Hillary Clinton says early lead in polls was 'artificial'

(CNN)Hillary Clinton responded to the tightening race with Bernie Sanders on Thursday by arguing early polls that showed her with a sizable lead were "artificial."

Clinton, in an appearance on "The Tonight Show," agreed that she and Sanders are "in a tight race," a fact that she finds "pretty exciting."
After noting she and Sanders are close, host Jimmy Fallon reminded Clinton that she once "had a 20-point lead at one point."
"That is really artificial, all of those early soundings and polls," Clinton said. "Once you get into it, this is a Democratic election for our nominee and it gets really close, exciting. And it really depends upon on who can make the best case that you can be the nominee to beat whoever the Republicans put up and try to get your folks who support you to come out."
    She added, "I find it pretty exciting. This is not a job they give away. You really do have to work hard for. It is the hardest job in the world, so, I get up everyday and go right at it."

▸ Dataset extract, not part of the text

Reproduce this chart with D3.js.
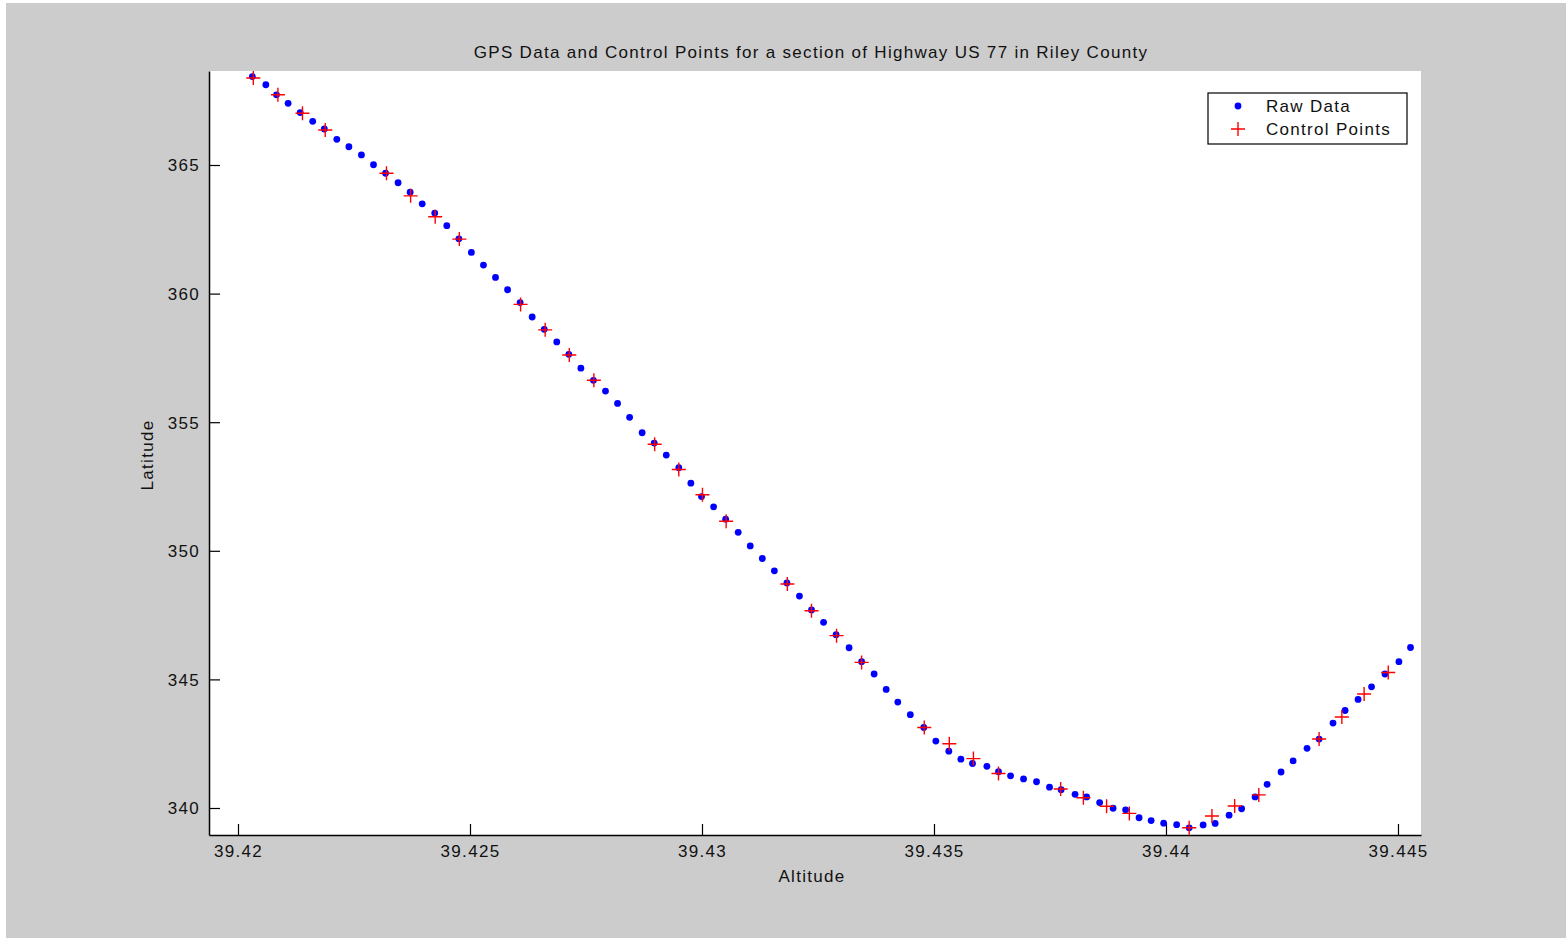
<!DOCTYPE html>
<html lang="en">
<head>
<meta charset="utf-8" />
<title>GPS Data and Control Points</title>
<style>
  * {margin: 0; padding: 0;}
  body {background: #fff; overflow: hidden;}
  svg text {font-family: "Liberation Sans", Arial, Helvetica, sans-serif; fill: #111; letter-spacing: 1.3px;}
</style>
</head>
<body>
<div id="viz"></div>
<script src="https://cdn.jsdelivr.net/npm/d3@7"></script>
<script>

// raw GPS samples
var rawX = [39.42031,39.42060,39.42083,39.42108,39.42134,39.42161,39.42186,39.42213,39.42239,39.42266,
            39.42292,39.42318,39.42345,39.42371,39.42397,39.42424,39.42450,39.42476,39.42503,39.42529,
            39.42555,39.42581,39.42608,39.42634,39.42660,39.42687,39.42713,39.42739,39.42766,39.42792,
            39.42818,39.42844,39.42871,39.42897,39.42923,39.42950,39.42976,39.42999,39.43025,39.43051,
            39.43078,39.43104,39.43130,39.43156,39.43183,39.43210,39.43236,39.43262,39.43289,39.43317,
            39.43344,39.43371,39.43397,39.43422,39.43449,39.43478,39.43504,39.43532,39.43558,39.43583,
            39.43614,39.43639,39.43665,39.43693,39.43721,39.43749,39.43774,39.43804,39.43829,39.43857,
            39.43886,39.43913,39.43942,39.43968,39.43995,39.44023,39.44050,39.44080,39.44106,39.44136,
            39.44163,39.44192,39.44218,39.44248,39.44274,39.44304,39.44330,39.44360,39.44386,39.44414,
            39.44443,39.44472,39.44502,39.44527];
var rawY = [368.44,368.12,367.73,367.40,367.04,366.70,366.40,366.00,365.71,365.39,
            365.01,364.68,364.31,363.94,363.49,363.13,362.64,362.13,361.60,361.11,
            360.63,360.15,359.65,359.09,358.61,358.12,357.64,357.10,356.63,356.21,
            355.73,355.19,354.59,354.19,353.72,353.23,352.63,352.11,351.71,351.23,
            350.72,350.19,349.70,349.22,348.75,348.24,347.70,347.22,346.74,346.23,
            345.69,345.21,344.61,344.12,343.63,343.13,342.60,342.21,341.90,341.73,
            341.62,341.41,341.25,341.13,341.02,340.81,340.71,340.53,340.43,340.21,
            339.99,339.93,339.62,339.51,339.41,339.35,339.23,339.34,339.40,339.72,
            339.97,340.43,340.92,341.40,341.83,342.32,342.68,343.30,343.79,344.22,
            344.71,345.21,345.69,346.24];

// control points
var ctrlX = [39.42033,39.42086,39.42139,39.42188,39.42320,39.42372,39.42425,39.42477,39.42609,39.42662,
             39.42714,39.42767,39.42898,39.42950,39.43001,39.43052,39.43184,39.43236,39.43290,39.43344,
             39.43479,39.43533,39.43585,39.43639,39.43773,39.43822,39.43872,39.43921,39.44050,39.44099,
             39.44148,39.44200,39.44330,39.44379,39.44427,39.44479];
var ctrlY = [368.38,367.73,367.01,366.36,364.68,363.80,362.99,362.12,359.58,358.59,
             357.61,356.63,354.14,353.16,352.18,351.15,348.71,347.67,346.70,345.66,
             343.13,342.50,341.92,341.34,340.74,340.40,340.07,339.79,339.23,339.69,
             340.08,340.51,342.68,343.54,344.43,345.27];

var xTicks = [39.42, 39.425, 39.43, 39.435, 39.44, 39.445];
var yTicks = [340, 345, 350, 355, 360, 365];
var legendLabels = ["Raw Data", "Control Points"];

var W = 1566, H = 938;
var plot = {left: 209, right: 1421, top: 71, bottom: 835};

var svg = d3.select("#viz").append("svg").attr("width", W).attr("height", H);

// grey figure background (white sliver on top/left like the screenshot)
svg.append("rect").attr("x", 6).attr("y", 3).attr("width", W - 6).attr("height", H - 3)
    .style("fill", "#cccccc");
svg.append("rect").attr("x", plot.left).attr("y", plot.top)
    .attr("width", plot.right - plot.left).attr("height", plot.bottom - plot.top)
    .style("fill", "#fff");

var x = d3.scaleLinear().domain([39.419375, 39.445496]).range([plot.left, plot.right]);
var y = d3.scaleLinear().domain([338.95, 368.655]).range([plot.bottom, plot.top]);

// axes, ticks pointing inwards, no end caps
var xAxis = d3.axisBottom(x).tickValues(xTicks).tickSizeInner(-11).tickSizeOuter(0).tickPadding(10)
    .tickFormat(function(d){ return String(+d.toFixed(3)); });
var yAxis = d3.axisLeft(y).tickValues(yTicks).tickSizeInner(-11).tickSizeOuter(0).tickPadding(9)
    .tickFormat(d3.format("d"));

var gx = svg.append("g").attr("transform", "translate(0," + plot.bottom + ")").call(xAxis);
var gy = svg.append("g").attr("transform", "translate(" + plot.left + ",0)").call(yAxis);
[gx, gy].forEach(function(g){
    g.select(".domain").style("stroke", "#000").style("stroke-width", 1.5);
    g.selectAll(".tick line").style("stroke", "#000").style("stroke-width", 1.2);
    g.selectAll(".tick text").style("font-size", "17px")
        .style("font-family", "'Liberation Sans', Arial, sans-serif").style("fill", "#111");
});
gy.selectAll(".tick text").attr("dy", "0.35em");

// raw data dots
svg.append("g").selectAll("circle")
    .data(rawX.map(function(v, i){ return [v, rawY[i]]; }))
    .enter().append("circle")
    .attr("cx", function(d){ return x(d[0]); })
    .attr("cy", function(d){ return y(d[1]); })
    .attr("r", 3.4)
    .style("fill", "#0000ff");

// control points as red plus signs
svg.append("g").selectAll("path")
    .data(ctrlX.map(function(v, i){ return [v, ctrlY[i]]; }))
    .enter().append("path")
    .attr("d", "M-7,0H7M0,-7V7")
    .attr("transform", function(d){ return "translate(" + x(d[0]) + "," + y(d[1]) + ")"; })
    .style("fill", "none").style("stroke", "#ff0000").style("stroke-width", 1.4);

// title and axis labels
svg.append("text").attr("x", (plot.left + plot.right) / 2 - 4).attr("y", 58)
    .attr("text-anchor", "middle").style("font-size", "17px")
    .text("GPS Data and Control Points for a section of Highway US 77 in Riley County");
svg.append("text").attr("x", 812).attr("y", 882)
    .attr("text-anchor", "middle").style("font-size", "17px").text("Altitude");
svg.append("text").attr("transform", "translate(153,455) rotate(-90)")
    .attr("text-anchor", "middle").style("font-size", "17px").text("Latitude");

// legend
var leg = svg.append("g").attr("transform", "translate(1208,93)");
leg.append("rect").attr("width", 199).attr("height", 51)
    .style("fill", "#fff").style("stroke", "#000").style("stroke-width", 1.2);
leg.append("circle").attr("cx", 30).attr("cy", 13).attr("r", 3.4).style("fill", "#0000ff");
leg.append("path").attr("d", "M23,36H37M30,29V43")
    .style("fill", "none").style("stroke", "#ff0000").style("stroke-width", 1.4);
leg.selectAll("text.lbl").data(legendLabels).enter().append("text")
    .attr("class", "lbl")
    .attr("x", 58).attr("y", function(d, i){ return 19 + i * 23; })
    .style("font-size", "17px")
    .text(function(d){ return d; });
</script>
</body>
</html>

    In mid-2015, as both Sanders and Clinton launched their respective campaigns, polls showed the former secretary of state with leads as high as 60 points nationally.
    In the last week, however, Sanders has begun to close Clinton's lead in national and early state polls. A New York Times/CBS Poll found Clinton's national lead at 7 percentage points.
    Clinton's interview with Fallon was her second appearance on "The Tonight Show" as a presidential candidate and came on the same night as the Fox Business Network hosted a Republican debate. The former secretary of state told Fallon that she usually doesn't watch the debates live because she loves "to be able to fast forward" through them.
    Fallon said the Republican candidates "might say something bad about" Clinton during the debate, suggesting she should "have a drinking game where every time they say your name you do a shot."
    "I don't think I would make it past the first half hour," Clinton remarked.
    Fallon also goaded Clinton into a comment on Donald Trump by telling the former senator that the Republican front-runner has been talking about her on the campaign trail.
    Clinton's response: "He is a lot more obsessed with me than I am with him."
    Clinton and Fallon closed the appearance by carrying out a mock interview, with Fallon acting like he was interviewing Clinton for the president of the United States.
    "How did you hear about the position," Fallon asked.
    "Fourth grade social studies," Clinton said.
    "Are you willing to relocate," Fallon followed up.
    "For the right job, I am," Clinton responded.
    And Fallon's final question: "Lastly, is there an email address (where) we can reach you?"